The Heinz deal is typical Buffett, who has long invested in brand-name companies whose products he understands. In addition to its trademark ketchup, Heinz owns brands including Tater Tots hash browns, Classico pasta sauces and Weight Watchers Smart Ones frozen dinners.

"It really fits the Buffett mold in terms of the kind of companies he's interested in," said Paul Lountzis, founder of Lountzis Asset Management in Wyomissing, Pa. "Ketchup is not going away."

Berkshire would earn a robust 9% dividend yield on the preferred shares. "In today's very low-yield world, that's a phenomenal financial kicker," Lountzis said.

Heinz shareholders would get $72.50 a share in cash, a nearly 20% premium to the ketchup maker's Wednesday closing price of $60.48.

Heinz has a large international presence, including in emerging markets, which is helping to offset softness in the domestic market.

"Heinz has strong, sustainable growth potential based on high-quality standards, continuous innovation, excellent management and great-tasting products," Buffett said in a statement.

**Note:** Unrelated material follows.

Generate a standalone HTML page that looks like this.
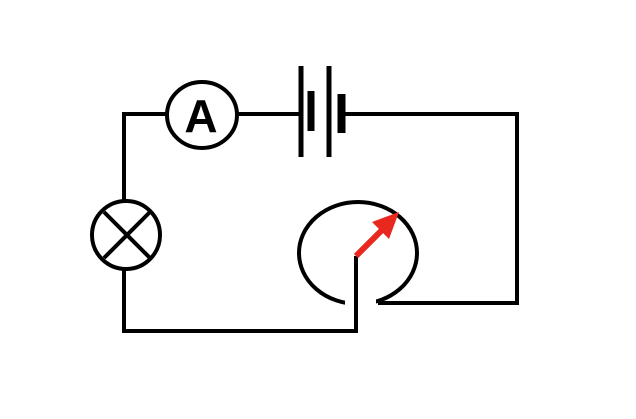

Several other large deals have been struck recently as well, including the proposed $24-billion buyout of Dell Inc. and Comcast Corp.'s $16.7-billion agreement to buy the remaining stake in NBCUniversal. The spate of deals is spurring talk that corporate executives are finally feeling comfortable enough about the global economic outlook to pull the trigger on sizable transactions.

Heinz stock was at an all-time high before the deal was announced, a break from Buffett's strategy of swooping in on weakness. The company's stock had more than doubled from its low in early 2009.

But after nearly four years of a rising stock market, it's getting tougher for Buffett to find sufficiently large companies trading at rock-bottom prices.

Buffett's partner in the deal, 3G Capital, made a name for itself by buying a majority stake in the Burger King hamburger chain in 2010.

Heinz would maintain its headquarters in Pittsburgh.

Heinz shares closed at $72.50 on Thursday, though they traded as high as $72.61, indicating some may expect a rival bid to emerge.

Among Berkshire's other food-related holdings are International Dairy Queen Inc. and See's Candies. Berkshire also is the largest investor in Coca-Cola Co., with an 8.9% stake.